1 Samuel 13:13-14 “’You have done a foolish thing,’ Samuel said. ‘You have not kept the command the Lord your God gave you; if you had, he would have established your kingdom over Israel for all time.  But now your kingdom will not endure…’”

Are we “all in” doing life God’s way or do we have a Plan B in reserve in case he doesn’t come through? The first king of Israel shifted to Plan B when waiting stretched his limits. It cost him a legacy.
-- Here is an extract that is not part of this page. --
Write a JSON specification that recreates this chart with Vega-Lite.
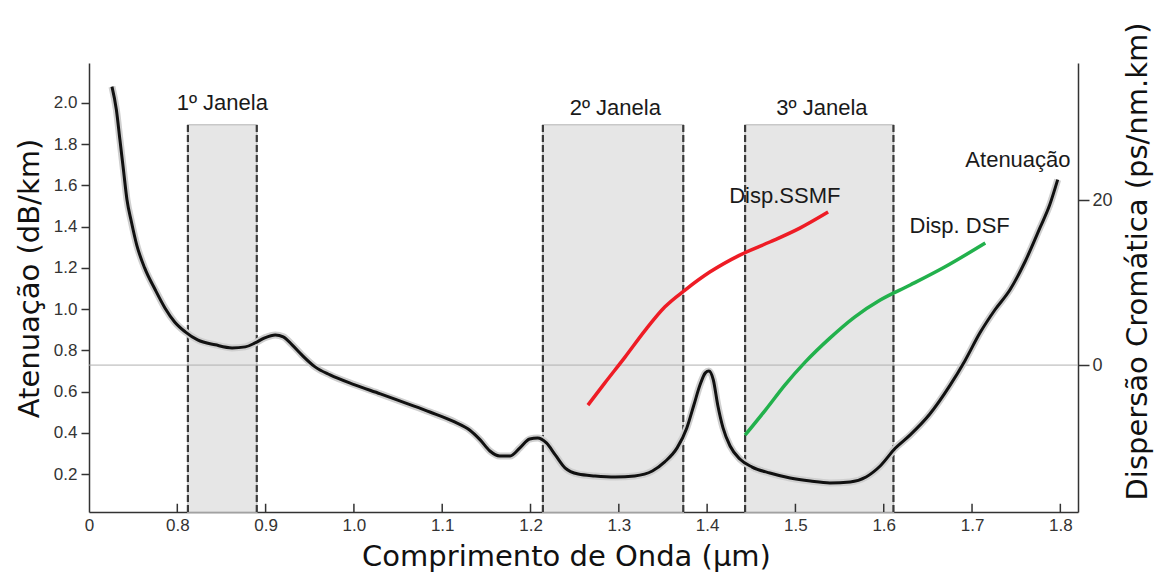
{
  "$schema": "https://vega.github.io/schema/vega-lite/v6.json",
  "width": 989,
  "height": 449,
  "autosize": "none",
  "padding": {"left": 89, "top": 63, "right": 88, "bottom": 65},
  "background": "white",
  "config": {"view": {"stroke": null}},
  "datasets": {
    "atten": [
      {"wl": 0.726, "att": 2.079}, {"wl": 0.731, "att": 1.967}, {"wl": 0.735, "att": 1.822}, {"wl": 0.739, "att": 1.676},
      {"wl": 0.743, "att": 1.531}, {"wl": 0.748, "att": 1.424}, {"wl": 0.754, "att": 1.312}, {"wl": 0.763, "att": 1.2},
      {"wl": 0.775, "att": 1.094}, {"wl": 0.786, "att": 1.006}, {"wl": 0.797, "att": 0.938}, {"wl": 0.809, "att": 0.89},
      {"wl": 0.823, "att": 0.851}, {"wl": 0.843, "att": 0.827}, {"wl": 0.862, "att": 0.812}, {"wl": 0.877, "att": 0.817},
      {"wl": 0.888, "att": 0.836}, {"wl": 0.899, "att": 0.861}, {"wl": 0.911, "att": 0.875}, {"wl": 0.92, "att": 0.866},
      {"wl": 0.93, "att": 0.827}, {"wl": 0.941, "att": 0.778}, {"wl": 0.956, "att": 0.72}, {"wl": 0.973, "att": 0.681},
      {"wl": 1.001, "att": 0.633}, {"wl": 1.03, "att": 0.589}, {"wl": 1.058, "att": 0.545}, {"wl": 1.086, "att": 0.501},
      {"wl": 1.114, "att": 0.453}, {"wl": 1.131, "att": 0.414}, {"wl": 1.143, "att": 0.366}, {"wl": 1.154, "att": 0.312},
      {"wl": 1.165, "att": 0.288}, {"wl": 1.177, "att": 0.288}, {"wl": 1.188, "att": 0.327}, {"wl": 1.199, "att": 0.37},
      {"wl": 1.208, "att": 0.375}, {"wl": 1.218, "att": 0.351}, {"wl": 1.228, "att": 0.293}, {"wl": 1.239, "att": 0.23},
      {"wl": 1.254, "att": 0.2}, {"wl": 1.273, "att": 0.191}, {"wl": 1.296, "att": 0.186}, {"wl": 1.318, "att": 0.191},
      {"wl": 1.338, "att": 0.215}, {"wl": 1.352, "att": 0.259}, {"wl": 1.366, "att": 0.327}, {"wl": 1.377, "att": 0.424},
      {"wl": 1.385, "att": 0.535}, {"wl": 1.392, "att": 0.633}, {"wl": 1.398, "att": 0.691}, {"wl": 1.402, "att": 0.7},
      {"wl": 1.407, "att": 0.657}, {"wl": 1.412, "att": 0.535}, {"wl": 1.418, "att": 0.424}, {"wl": 1.426, "att": 0.336},
      {"wl": 1.437, "att": 0.273}, {"wl": 1.451, "att": 0.234}, {"wl": 1.471, "att": 0.205}, {"wl": 1.494, "att": 0.181},
      {"wl": 1.517, "att": 0.166}, {"wl": 1.539, "att": 0.157}, {"wl": 1.562, "att": 0.162}, {"wl": 1.58, "att": 0.186},
      {"wl": 1.596, "att": 0.239}, {"wl": 1.613, "att": 0.325}, {"wl": 1.63, "att": 0.39}, {"wl": 1.652, "att": 0.49},
      {"wl": 1.675, "att": 0.63}, {"wl": 1.692, "att": 0.75}, {"wl": 1.709, "att": 0.885}, {"wl": 1.726, "att": 0.997},
      {"wl": 1.743, "att": 1.094}, {"wl": 1.76, "att": 1.23}, {"wl": 1.777, "att": 1.395}, {"wl": 1.788, "att": 1.506},
      {"wl": 1.797, "att": 1.628}
    ],
    "disp": [
      {"wl": 1.265, "d": -4.85, "fiber": "SSMF"}, {"wl": 1.284, "d": -2.18, "fiber": "SSMF"}, {"wl": 1.307, "d": 0.97, "fiber": "SSMF"},
      {"wl": 1.33, "d": 4.24, "fiber": "SSMF"}, {"wl": 1.352, "d": 7.03, "fiber": "SSMF"}, {"wl": 1.375, "d": 9.09, "fiber": "SSMF"},
      {"wl": 1.403, "d": 11.27, "fiber": "SSMF"}, {"wl": 1.437, "d": 13.33, "fiber": "SSMF"}, {"wl": 1.471, "d": 14.91, "fiber": "SSMF"},
      {"wl": 1.505, "d": 16.6, "fiber": "SSMF"}, {"wl": 1.537, "d": 18.55, "fiber": "SSMF"},
      {"wl": 1.443, "d": -8.48, "fiber": "DSF"}, {"wl": 1.466, "d": -5.45, "fiber": "DSF"}, {"wl": 1.488, "d": -2.42, "fiber": "DSF"},
      {"wl": 1.511, "d": 0.36, "fiber": "DSF"}, {"wl": 1.539, "d": 3.27, "fiber": "DSF"}, {"wl": 1.567, "d": 5.82, "fiber": "DSF"},
      {"wl": 1.596, "d": 7.88, "fiber": "DSF"}, {"wl": 1.63, "d": 9.7, "fiber": "DSF"}, {"wl": 1.669, "d": 11.88, "fiber": "DSF"},
      {"wl": 1.715, "d": 14.79, "fiber": "DSF"}
    ],
    "windows": [
      {"name": "1º Janela", "start": 0.812, "end": 0.89, "bottom": 0.016, "top": 1.895},
      {"name": "2º Janela", "start": 1.214, "end": 1.373, "bottom": 0.016, "top": 1.895},
      {"name": "3º Janela", "start": 1.443, "end": 1.611, "bottom": 0.016, "top": 1.895}
    ],
    "edges": [
      {"edge": 0.812, "bottom": 0.016, "top": 1.895}, {"edge": 0.89, "bottom": 0.016, "top": 1.895},
      {"edge": 1.214, "bottom": 0.016, "top": 1.895}, {"edge": 1.373, "bottom": 0.016, "top": 1.895},
      {"edge": 1.443, "bottom": 0.016, "top": 1.895}, {"edge": 1.611, "bottom": 0.016, "top": 1.895}
    ],
    "xticks": [
      {"t": 0.8, "b": 0.016, "e": 0.056}, {"t": 0.9, "b": 0.016, "e": 0.056}, {"t": 1.0, "b": 0.016, "e": 0.056},
      {"t": 1.1, "b": 0.016, "e": 0.056}, {"t": 1.2, "b": 0.016, "e": 0.056}, {"t": 1.3, "b": 0.016, "e": 0.056},
      {"t": 1.4, "b": 0.016, "e": 0.056}, {"t": 1.5, "b": 0.016, "e": 0.056}, {"t": 1.6, "b": 0.016, "e": 0.056},
      {"t": 1.7, "b": 0.016, "e": 0.056}, {"t": 1.8, "b": 0.016, "e": 0.056}
    ],
    "labels": [
      {"label": "1º Janela", "lx": 0.851, "ly": 2.0},
      {"label": "2º Janela", "lx": 1.296, "ly": 1.977},
      {"label": "3º Janela", "lx": 1.53, "ly": 1.977},
      {"label": "Disp.SSMF", "lx": 1.488, "ly": 1.55},
      {"label": "Disp. DSF", "lx": 1.686, "ly": 1.405},
      {"label": "Atenuação", "lx": 1.752, "ly": 1.725}
    ],
    "zero": [{"z": 0}]
  },
  "resolve": {"scale": {"y": "independent"}},
  "layer": [
    {
      "data": {"name": "windows"},
      "mark": {"type": "rect", "fill": "#e6e6e6", "stroke": "#c8c8c8", "strokeWidth": 1.5},
      "encoding": {
        "x": {
          "field": "start", "type": "quantitative",
          "scale": {"domain": [0.7, 1.82], "nice": false, "zero": false},
          "axis": {
            "title": "Comprimento de Onda (µm)",
            "values": [0.7, 0.8, 0.9, 1.0, 1.1, 1.2, 1.3, 1.4, 1.5, 1.6, 1.7, 1.8],
            "labelExpr": "datum.value < 0.75 ? '0' : format(datum.value, '.1f')",
            "domainColor": "#333", "domainWidth": 1.5,
            "ticks": false,
            "labelPadding": 5, "labelFont": "Liberation Sans", "labelFontSize": 17, "labelColor": "#333",
            "labelFlush": false, "labelOverlap": false, "grid": false,
            "titleFont": "DejaVu Sans", "titleFontSize": 29, "titleFontWeight": "normal", "titleColor": "#111",
            "titlePadding": 9, "titleX": 477
          }
        },
        "x2": {"field": "end"},
        "y": {
          "field": "bottom", "type": "quantitative",
          "scale": {"domain": [0.016, 2.194], "nice": false, "zero": false},
          "axis": {
            "title": "Atenuação (dB/km)",
            "values": [0.2, 0.4, 0.6, 0.8, 1.0, 1.2, 1.4, 1.6, 1.8, 2.0],
            "format": ".1f",
            "domainColor": "#333", "domainWidth": 1.5,
            "tickColor": "#333", "tickWidth": 1.5, "tickSize": 8,
            "labelPadding": 4, "labelFont": "Liberation Sans", "labelFontSize": 17, "labelColor": "#333",
            "labelFlush": false, "labelOverlap": false, "grid": false,
            "titleFont": "DejaVu Sans", "titleFontSize": 29, "titleFontWeight": "normal", "titleColor": "#111",
            "titlePadding": 9, "titleY": 215
          }
        },
        "y2": {"field": "top"}
      }
    },
    {
      "data": {"name": "edges"},
      "mark": {"type": "rule", "stroke": "#3a3a3a", "strokeWidth": 2.2, "strokeDash": [7, 3]},
      "encoding": {
        "x": {"field": "edge", "type": "quantitative"},
        "y": {"field": "bottom", "type": "quantitative", "scale": {"domain": [0.016, 2.194], "nice": false, "zero": false}, "axis": null},
        "y2": {"field": "top"}
      }
    },
    {
      "data": {"name": "xticks"},
      "mark": {"type": "rule", "stroke": "#333", "strokeWidth": 1.5},
      "encoding": {
        "x": {"field": "t", "type": "quantitative"},
        "y": {"field": "b", "type": "quantitative", "scale": {"domain": [0.016, 2.194], "nice": false, "zero": false}, "axis": null},
        "y2": {"field": "e"}
      }
    },
    {
      "data": {"name": "zero"},
      "mark": {"type": "rule", "stroke": "#b0b0b0", "strokeWidth": 1},
      "encoding": {
        "y": {
          "field": "z", "type": "quantitative",
          "scale": {"domain": [-17.8, 36.6], "nice": false, "zero": false},
          "axis": {
            "orient": "right",
            "title": "Dispersão Cromática (ps/nm.km)",
            "values": [0, 20],
            "domainColor": "#333", "domainWidth": 1.5,
            "tickColor": "#333", "tickWidth": 1.5, "tickSize": 11,
            "labelPadding": 3, "labelFont": "Liberation Sans", "labelFontSize": 18, "labelColor": "#333",
            "labelFlush": false, "grid": false,
            "titleFont": "DejaVu Sans", "titleFontSize": 29, "titleFontWeight": "normal", "titleColor": "#111",
            "titleAngle": 270, "titleBaseline": "top", "titlePadding": 11, "titleY": 198
          }
        }
      }
    },
    {
      "data": {"name": "atten"},
      "mark": {"type": "line", "stroke": "#cfcfcf", "strokeWidth": 7, "interpolate": "monotone"},
      "encoding": {
        "x": {"field": "wl", "type": "quantitative"},
        "y": {"field": "att", "type": "quantitative", "scale": {"domain": [0.016, 2.194], "nice": false, "zero": false}, "axis": null}
      }
    },
    {
      "data": {"name": "atten"},
      "mark": {"type": "line", "stroke": "#111111", "strokeWidth": 3, "interpolate": "monotone"},
      "encoding": {
        "x": {"field": "wl", "type": "quantitative"},
        "y": {"field": "att", "type": "quantitative", "scale": {"domain": [0.016, 2.194], "nice": false, "zero": false}, "axis": null}
      }
    },
    {
      "data": {"name": "disp"},
      "mark": {"type": "line", "strokeWidth": 3.5, "interpolate": "monotone"},
      "encoding": {
        "x": {"field": "wl", "type": "quantitative"},
        "y": {"field": "d", "type": "quantitative", "scale": {"domain": [-17.8, 36.6], "nice": false, "zero": false}, "axis": null},
        "detail": {"field": "fiber"},
        "color": {
          "field": "fiber", "type": "nominal",
          "scale": {"domain": ["SSMF", "DSF"], "range": ["#ee1c25", "#22b14c"]},
          "legend": null
        }
      }
    },
    {
      "data": {"name": "labels"},
      "mark": {"type": "text", "font": "Liberation Sans", "fontSize": 22, "color": "#1a1a1a", "align": "center", "baseline": "middle"},
      "encoding": {
        "x": {"field": "lx", "type": "quantitative"},
        "y": {"field": "ly", "type": "quantitative", "scale": {"domain": [0.016, 2.194], "nice": false, "zero": false}, "axis": null},
        "text": {"field": "label"}
      }
    }
  ]
}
Samuel instructed King Saul to wait for him seven days before engaging in battle against the Philistines. It turned out to be a long seven days. The Philistines assembled “three thousand chariots, six thousand charioteers, and soldiers as numerous as the sand on the seashore.” Overwhelmed with fear, Saul’s troops began abandoning him. By the seventh day with no sign of Samuel, the pressure on Saul to do something, anything, tightened.

So he caved. Rather than obeying Samuel’s instructions, he took the situation in his own hands. He offered a burnt offering—something only the priests were authorized to do—in order to garner the Lord’s favor before battle. Soon, Samuel arrived with a harsh rebuke. Because Saul failed to obey the Lord, he would have no heir to sit on the throne. Like the old Frank Sinatra song, he did it “his way.”

And a legacy was lost.

Legacies that last are legacies sustained by faith. Whether building a family, a business or a ministry, we don’t stop trusting God when it gets hard. And we certainly don’t circumvent God’s plan to get the results we want. Saul’s legacy lasted about as long as the monument he built to himself (1 Samuel 15:12). When I impatiently revert to my own efforts, I have to ask whether I’m trying to build a monument for my glory or God’s.

In choosing to believe God rather than rely on ourselves, we become part of a never-ending legacy. We let faith determine our actions, not outside pressure or half-hearted convictions. We’re “all in” with God’s ways. No Plan B. So, unlike Saul, we can wait on God’s timing, even if the troops around us are quaking in their boots.

You don’t want to abort your legacy, do you? A legacy of blessing awaits everyone who believes in God. Don’t be enslaved to doing things “your way.”